In a presentation titled "Crypto Won't Save You" at the AusCERT conference on Australia's Gold Coast, respected cryptographer Peter Gutmann of the University of Auckland took security bods through a decade of software hacks and network breaches featuring a laundry list of the world's biggest brands.
Gutmann's point was to highlight how the weakest link in cryptography is typically in the implementation rather than the mathematics involved. He demonstrated that consumer devices from the Amazon Kindle to the Sony Playstation and Microsoft Xbox consoles were hacked not because of weak cryptography, but due to poor deployment of security mechanisms, which were bypassed by attackers.
Many more systems have been broken due to poor implementations. The crypto used by lower-end ransomware to encrypt victims' files can be broken by security pros, allowing the documents to be rescued without having to pay the ransom.
"No matter how strong the crypto was, the attackers walked around it," the Cryptlib developer told delegates.

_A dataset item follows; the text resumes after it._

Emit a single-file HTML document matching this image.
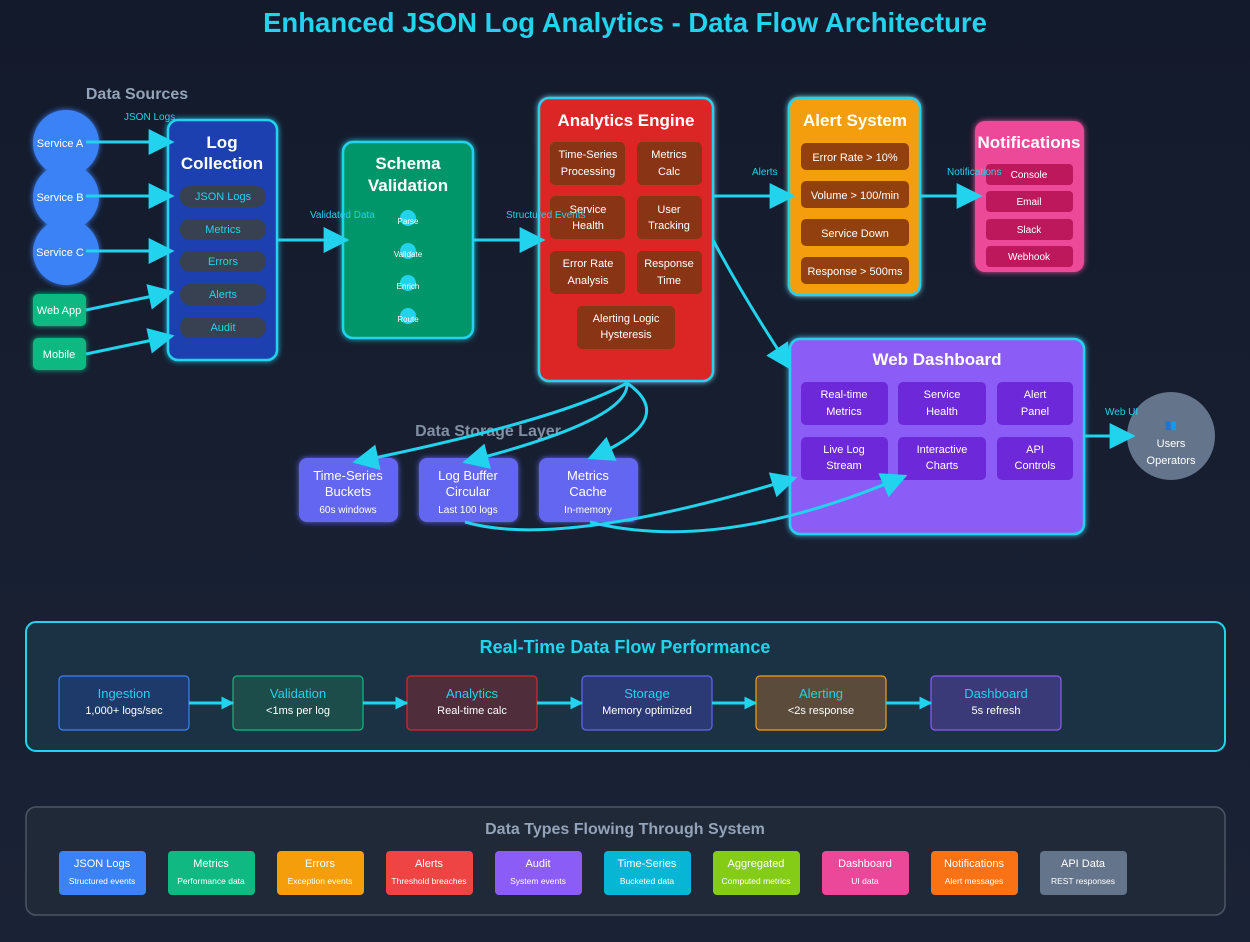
<!DOCTYPE html>
<html><head><meta charset="utf-8"><style>
html,body{margin:0;padding:0;background:#141b2d;}
svg{display:block;font-family:"Liberation Sans",sans-serif;}
</style></head><body>
<svg width="1250" height="942" viewBox="0 0 1250 942" xmlns="http://www.w3.org/2000/svg">
<defs>
<marker id="a" viewBox="0 0 10 10" refX="9" refY="5" markerWidth="13" markerHeight="16" markerUnits="userSpaceOnUse" orient="auto"><path d="M0,0L10,5L0,10z" fill="#22d3ee"/></marker>
<marker id="b" viewBox="0 0 10 10" refX="9" refY="5" markerWidth="36" markerHeight="26" markerUnits="userSpaceOnUse" orient="auto"><path d="M0,0L10,5L0,10z" fill="#22d3ee"/></marker>
<filter id="g" x="-20%" y="-20%" width="140%" height="140%"><feGaussianBlur stdDeviation="3" result="b"/><feMerge><feMergeNode in="b"/><feMergeNode in="SourceGraphic"/></feMerge></filter>
<linearGradient id="bg" x1="0" y1="0" x2="0" y2="1"><stop offset="0" stop-color="#131a2c"/><stop offset="1" stop-color="#1a2335"/></linearGradient>
</defs>
<rect width="1250" height="942" fill="url(#bg)"/>
<text x="625" y="32" text-anchor="middle" font-size="27.5" font-weight="bold" fill="#22d3ee">Enhanced JSON Log Analytics - Data Flow Architecture</text>

<text x="137" y="99" text-anchor="middle" font-size="16" font-weight="bold" fill="#94a3b8">Data Sources</text>
<g filter="url(#g)">
<circle cx="66" cy="143" r="33" fill="#3b82f6"/>
<circle cx="66" cy="197" r="33" fill="#3b82f6"/>
<circle cx="66" cy="252" r="33" fill="#3b82f6"/>
<rect x="33" y="294" width="53" height="32" rx="5" fill="#10b981"/>
<rect x="33" y="338" width="53" height="32" rx="5" fill="#10b981"/>
</g>
<g font-size="11" fill="#fff" text-anchor="middle">
<text x="60" y="147">Service A</text><text x="60" y="201">Service B</text><text x="60" y="256">Service C</text>
<text x="59" y="314">Web App</text><text x="59" y="358">Mobile</text>
</g>

<!-- Log Collection -->
<rect x="168" y="120" width="109" height="240" rx="10" fill="#1e40af" stroke="#22d3ee" stroke-width="2.5" filter="url(#g)"/>
<g font-size="17" font-weight="bold" fill="#fff" text-anchor="middle"><text x="222" y="148">Log</text><text x="222" y="169">Collection</text></g>
<g fill="#374151"><rect x="180" y="186" width="86" height="21" rx="10"/><rect x="180" y="219" width="86" height="21" rx="10"/><rect x="180" y="251" width="86" height="21" rx="10"/><rect x="180" y="284" width="86" height="21" rx="10"/><rect x="180" y="317" width="86" height="21" rx="10"/></g>
<g font-size="11" fill="#22d3ee" text-anchor="middle"><text x="223" y="200">JSON Logs</text><text x="223" y="233">Metrics</text><text x="223" y="265">Errors</text><text x="223" y="298">Alerts</text><text x="223" y="331">Audit</text></g>

<!-- Schema -->
<rect x="343" y="142" width="130" height="196" rx="10" fill="#059669" stroke="#22d3ee" stroke-width="2.5" filter="url(#g)"/>
<g font-size="17" font-weight="bold" fill="#fff" text-anchor="middle"><text x="408" y="169">Schema</text><text x="408" y="191">Validation</text></g>
<g fill="#22d3ee"><circle cx="408" cy="218" r="8"/><circle cx="408" cy="251" r="8"/><circle cx="408" cy="283" r="8"/><circle cx="408" cy="316" r="8"/></g>
<g font-size="8" fill="#fff" text-anchor="middle"><text x="408" y="224">Parse</text><text x="408" y="257">Validate</text><text x="408" y="289">Enrich</text><text x="408" y="322">Route</text></g>

<!-- Analytics -->
<rect x="539" y="98" width="174" height="283" rx="10" fill="#dc2626" stroke="#22d3ee" stroke-width="2.5" filter="url(#g)"/>
<text x="626" y="126" text-anchor="middle" font-size="17" font-weight="bold" fill="#fff">Analytics Engine</text>
<g fill="#8a3416">
<rect x="550" y="142" width="75" height="43" rx="5"/><rect x="637" y="142" width="65" height="43" rx="5"/>
<rect x="550" y="196" width="75" height="43" rx="5"/><rect x="637" y="196" width="65" height="43" rx="5"/>
<rect x="550" y="251" width="75" height="43" rx="5"/><rect x="637" y="251" width="65" height="43" rx="5"/>
<rect x="577" y="306" width="98" height="43" rx="5"/>
</g>
<g font-size="11" fill="#fff" text-anchor="middle">
<text x="588" y="158">Time-Series</text><text x="588" y="175">Processing</text>
<text x="669" y="158">Metrics</text><text x="669" y="175">Calc</text>
<text x="588" y="213">Service</text><text x="588" y="229">Health</text>
<text x="669" y="213">User</text><text x="669" y="229">Tracking</text>
<text x="588" y="267">Error Rate</text><text x="588" y="284">Analysis</text>
<text x="669" y="267">Response</text><text x="669" y="284">Time</text>
<text x="626" y="322">Alerting Logic</text><text x="626" y="338">Hysteresis</text>
</g>

<!-- Alert -->
<rect x="789" y="98" width="131" height="197" rx="10" fill="#f59e0b" stroke="#22d3ee" stroke-width="2.5" filter="url(#g)"/>
<text x="855" y="126" text-anchor="middle" font-size="17" font-weight="bold" fill="#fff">Alert System</text>
<g fill="#92400e"><rect x="801" y="143" width="108" height="27" rx="5"/><rect x="801" y="181" width="108" height="27" rx="5"/><rect x="801" y="219" width="108" height="27" rx="5"/><rect x="801" y="257" width="108" height="27" rx="5"/></g>
<g font-size="11" fill="#fff" text-anchor="middle"><text x="855" y="161">Error Rate &gt; 10%</text><text x="855" y="199">Volume &gt; 100/min</text><text x="855" y="237">Service Down</text><text x="855" y="275">Response &gt; 500ms</text></g>

<!-- Notifications -->
<rect x="975" y="121" width="109" height="151" rx="10" fill="#ec4899" filter="url(#g)"/>
<text x="1029" y="148" text-anchor="middle" font-size="17" font-weight="bold" fill="#fff">Notifications</text>
<g fill="#be185d"><rect x="986" y="164" width="87" height="21" rx="4"/><rect x="986" y="191" width="87" height="21" rx="4"/><rect x="986" y="219" width="87" height="21" rx="4"/><rect x="986" y="246" width="87" height="21" rx="4"/></g>
<g font-size="10" fill="#fff" text-anchor="middle"><text x="1029" y="178">Console</text><text x="1029" y="205">Email</text><text x="1029" y="233">Slack</text><text x="1029" y="260">Webhook</text></g>

<!-- Dashboard -->
<rect x="790" y="339" width="294" height="195" rx="10" fill="#8b5cf6" stroke="#22d3ee" stroke-width="2.5" filter="url(#g)"/>
<text x="937" y="365" text-anchor="middle" font-size="17" font-weight="bold" fill="#fff">Web Dashboard</text>
<g fill="#6d28d9">
<rect x="801" y="382" width="87" height="43" rx="5"/><rect x="898" y="382" width="88" height="43" rx="5"/><rect x="997" y="382" width="76" height="43" rx="5"/>
<rect x="801" y="437" width="87" height="43" rx="5"/><rect x="898" y="437" width="88" height="43" rx="5"/><rect x="997" y="437" width="76" height="43" rx="5"/>
</g>
<g font-size="11" fill="#fff" text-anchor="middle">
<text x="844" y="398">Real-time</text><text x="844" y="415">Metrics</text>
<text x="942" y="398">Service</text><text x="942" y="415">Health</text>
<text x="1035" y="398">Alert</text><text x="1035" y="415">Panel</text>
<text x="844" y="453">Live Log</text><text x="844" y="469">Stream</text>
<text x="942" y="453">Interactive</text><text x="942" y="469">Charts</text>
<text x="1035" y="453">API</text><text x="1035" y="469">Controls</text>
</g>
<circle cx="1171" cy="436" r="44" fill="#64748b"/>
<g font-size="11" fill="#fff" text-anchor="middle"><text x="1171" y="428" fill="#94a3b8" font-size="10">👥</text><text x="1171" y="447">Users</text><text x="1171" y="464">Operators</text></g>

<!-- Storage -->
<text x="488" y="436" text-anchor="middle" font-size="16" font-weight="bold" fill="#94a3b8" opacity="0.85">Data Storage Layer</text>
<g fill="#6366f1" filter="url(#g)"><rect x="299" y="458" width="99" height="64" rx="8"/><rect x="419" y="458" width="99" height="64" rx="8"/><rect x="539" y="458" width="99" height="64" rx="8"/></g>
<g fill="#fff" text-anchor="middle" font-size="13">
<text x="348" y="480">Time-Series</text><text x="348" y="496">Buckets</text><text x="348" y="513" font-size="10">60s windows</text>
<text x="468" y="480">Log Buffer</text><text x="468" y="496">Circular</text><text x="468" y="513" font-size="10">Last 100 logs</text>
<text x="588" y="480">Metrics</text><text x="588" y="496">Cache</text><text x="588" y="513" font-size="10">In-memory</text>
</g>

<!-- Connectors on top -->
<g stroke="#22d3ee" stroke-width="3" fill="none">
<line x1="86" y1="142" x2="172" y2="142" marker-end="url(#b)"/>
<line x1="86" y1="196" x2="172" y2="196" marker-end="url(#b)"/>
<line x1="86" y1="251" x2="172" y2="251" marker-end="url(#b)"/>
<line x1="86" y1="310" x2="172" y2="292" marker-end="url(#b)"/>
<line x1="86" y1="354" x2="172" y2="336" marker-end="url(#b)"/>
<line x1="277" y1="240" x2="347" y2="240" marker-end="url(#b)"/>
<line x1="473" y1="240" x2="543" y2="240" marker-end="url(#b)"/>
<line x1="713" y1="196" x2="793" y2="196" marker-end="url(#b)"/>
<line x1="920" y1="196" x2="980" y2="196" marker-end="url(#b)"/>
<path d="M713,240 Q745,300 790,368" marker-end="url(#b)"/>
<path d="M627,383 Q560,420 355,462" marker-end="url(#b)"/>
<path d="M627,383 Q630,420 465,462" marker-end="url(#b)"/>
<path d="M627,383 Q680,420 590,458" marker-end="url(#b)"/>
<path d="M465,522 Q560,550 795,478" marker-end="url(#b)"/>
<path d="M590,522 Q720,555 905,476" marker-end="url(#b)"/>
<line x1="1083" y1="436" x2="1133" y2="436" marker-end="url(#b)"/>
</g>
<g font-size="10" fill="#22d3ee">
<text x="124" y="120">JSON Logs</text>
<text x="310" y="218">Validated Data</text>
<text x="506" y="218">Structured Events</text>
<text x="752" y="175">Alerts</text>
<text x="947" y="175">Notifications</text>
<text x="1105" y="415">Web UI</text>
</g>

<!-- Performance -->
<rect x="26" y="622" width="1199" height="129" rx="10" fill="#1b3245" stroke="#22d3ee" stroke-width="2"/>
<text x="625" y="653" text-anchor="middle" font-size="18" font-weight="bold" fill="#22d3ee">Real-Time Data Flow Performance</text>
<g stroke-width="1.2">
<rect x="59" y="676" width="130" height="54" rx="4" fill="#1e3a6a" stroke="#3b82f6"/>
<rect x="233" y="676" width="130" height="54" rx="4" fill="#1d4d4a" stroke="#10b981"/>
<rect x="407" y="676" width="130" height="54" rx="4" fill="#4f2d3a" stroke="#dc2626"/>
<rect x="582" y="676" width="130" height="54" rx="4" fill="#2b3a74" stroke="#6366f1"/>
<rect x="756" y="676" width="130" height="54" rx="4" fill="#5a4b3a" stroke="#f59e0b"/>
<rect x="931" y="676" width="130" height="54" rx="4" fill="#3a3a78" stroke="#8b5cf6"/>
</g>
<g stroke="#22d3ee" stroke-width="3">
<line x1="189" y1="703" x2="233" y2="703" marker-end="url(#a)"/>
<line x1="363" y1="703" x2="407" y2="703" marker-end="url(#a)"/>
<line x1="537" y1="703" x2="582" y2="703" marker-end="url(#a)"/>
<line x1="712" y1="703" x2="756" y2="703" marker-end="url(#a)"/>
<line x1="886" y1="703" x2="931" y2="703" marker-end="url(#a)"/>
</g>
<g text-anchor="middle">
<g font-size="13" fill="#22d3ee"><text x="124" y="698">Ingestion</text><text x="298" y="698">Validation</text><text x="472" y="698">Analytics</text><text x="647" y="698">Storage</text><text x="821" y="698">Alerting</text><text x="996" y="698">Dashboard</text></g>
<g font-size="11" fill="#fff"><text x="124" y="714">1,000+ logs/sec</text><text x="298" y="714">&lt;1ms per log</text><text x="472" y="714">Real-time calc</text><text x="647" y="714">Memory optimized</text><text x="821" y="714">&lt;2s response</text><text x="996" y="714">5s refresh</text></g>
</g>

<!-- Data types -->
<rect x="26" y="807" width="1199" height="108" rx="10" fill="#1f2937" stroke="#4b5563" stroke-width="1.5"/>
<text x="625" y="834" text-anchor="middle" font-size="16" font-weight="bold" fill="#94a3b8">Data Types Flowing Through System</text>
<g>
<rect x="59" y="851" width="87" height="44" rx="4" fill="#3b82f6"/>
<rect x="168" y="851" width="87" height="44" rx="4" fill="#10b981"/>
<rect x="277" y="851" width="87" height="44" rx="4" fill="#f59e0b"/>
<rect x="386" y="851" width="87" height="44" rx="4" fill="#ef4444"/>
<rect x="495" y="851" width="87" height="44" rx="4" fill="#8b5cf6"/>
<rect x="604" y="851" width="87" height="44" rx="4" fill="#06b6d4"/>
<rect x="713" y="851" width="87" height="44" rx="4" fill="#84cc16"/>
<rect x="822" y="851" width="87" height="44" rx="4" fill="#ec4899"/>
<rect x="931" y="851" width="87" height="44" rx="4" fill="#f97316"/>
<rect x="1040" y="851" width="87" height="44" rx="4" fill="#64748b"/>
</g>
<g text-anchor="middle" fill="#fff">
<g font-size="11"><text x="102" y="867">JSON Logs</text><text x="211" y="867">Metrics</text><text x="320" y="867">Errors</text><text x="429" y="867">Alerts</text><text x="538" y="867">Audit</text><text x="647" y="867">Time-Series</text><text x="756" y="867">Aggregated</text><text x="865" y="867">Dashboard</text><text x="974" y="867">Notifications</text><text x="1083" y="867">API Data</text></g>
<g font-size="8.5"><text x="102" y="884">Structured events</text><text x="211" y="884">Performance data</text><text x="320" y="884">Exception events</text><text x="429" y="884">Threshold breaches</text><text x="538" y="884">System events</text><text x="647" y="884">Bucketed data</text><text x="756" y="884">Computed metrics</text><text x="865" y="884">UI data</text><text x="974" y="884">Alert messages</text><text x="1083" y="884">REST responses</text></g>
</g>
</svg>
</body></html>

"Crypto is not any good to you when it can be so easily bypassed. The lesson is you need to secure every part of the system and not just throw crypto at one bit and assume that you'll be safe."
Prof Peter Gutmann at AusCERT
Gutmann highlighted further crypto bypass gore by pointing to the use of weak keys in DomainKeys Identified Mail (DKIM) by thousands of organisations including of Google, Paypal and Twitter.
While the US Computer Emergency Response Team (CERT) warned companies in October 2012 to upgrade to stronger keys to avoid being popped, Gutmann said attackers took the easier route and bypassed the implementations.
"There were so many other ways to render DKIM ineffective that no one bothered attacking the crypto," he said.
The prevalence of bypasses was a boon for the likes of the US National Security Agency, according to the Kiwi boffin. He rehashed the NSA's Bullrun program, which attempts to insert backdoors into hardware and software. It's believed the agency was responsible for backdooring the Dual EC DRBG algorithm used in various security products, for instance.
Gutmann said the spy agency and its allies could be warded off with properly implemented cryptography, and that new "NSA-proof" protocols were not needed.
"We don’t need any new NSA-proof protocols. Any well-designed, appropriately-deployed protocol is NSA-proof," he said.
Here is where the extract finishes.